Karli got me Action Pact and Pretty Together for Christmas. What a gal! I feel so bad that I didn't know so I did not get her anything. Christmas always brings up these kinds of issues. I don't really know who to get gifts for. I just thank the gods that Nads handles all of her family's gifting. I pondered getting gifts for my lackeys, but I don't really know what they like... except David likes chess, Peter likes hockey/football, and... maybe I should get Muhammad something to do with software development? All I know is that I wouldn't feel right giving any of them anything unless I can give them all something.

I'm pretty excited about giving gifts to the gang, though. As usual I am ultra paranoid that they won't like it. Except Mark. I'm positive he'll like his present.... oh, and Chris too.

I think my connection with Nads is deepening.

On an unrelated note, we watched three movies this weekend: Memoirs of a Geisha, City Hunter, and 40-Year Old Virgin. MoaG wasn't as terrible as expected, but it was still pretty horrible. The more I think about it, the more I dislike it. I mean, who cares what happens to the protagonist? She was not a good person, and the only reason we were supposed to root for her was because she had a hard childhood? Please. I did like the wily, greedy Mother though. I think the acting was good, but I was constantly distracted by the fact that the film was not in Japanese. City Hunter was a little better, and they did manage to recreate a wacky anime feel, but overall it was just a bit too much consecutive silliness. The Street Fighter 2 part of the movie was amusing though. The 40-Year Old Virgin was mildly amusing.

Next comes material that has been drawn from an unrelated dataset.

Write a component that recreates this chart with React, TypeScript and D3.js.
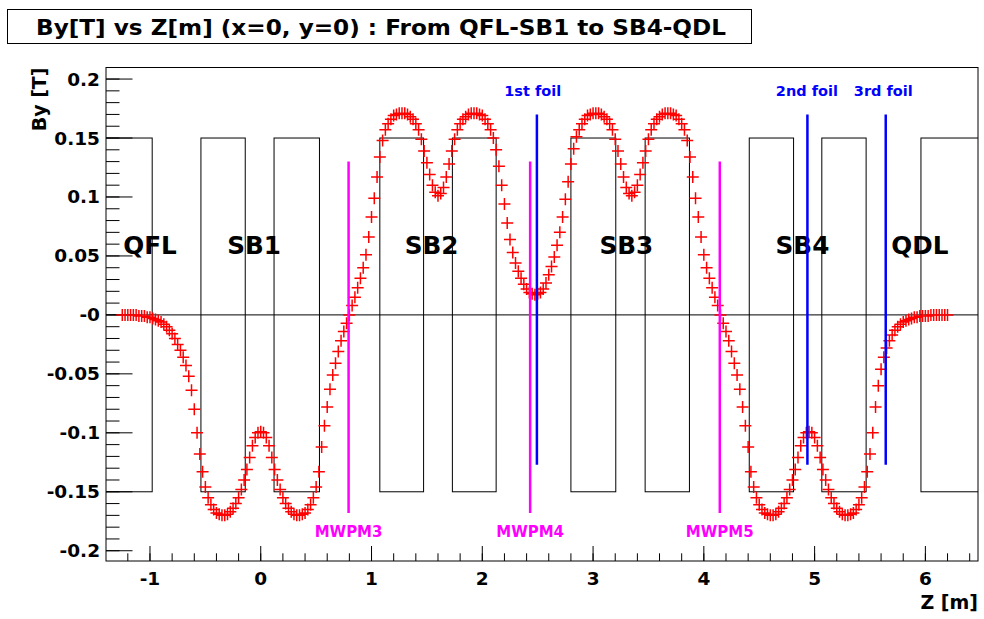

There were bits of clever dialogue here and there, but if you haven't seen it you're not missing much. It's pretty much your standard romance/comedy: protagonist has an embarassing secret that he's not sure his object of affection will accept, lets it insidiously ruin the perfect relationship, and then reveals it for happily ever after. I will give it credit, though: I have never seen such accurate portrayals of boners in a feature length film.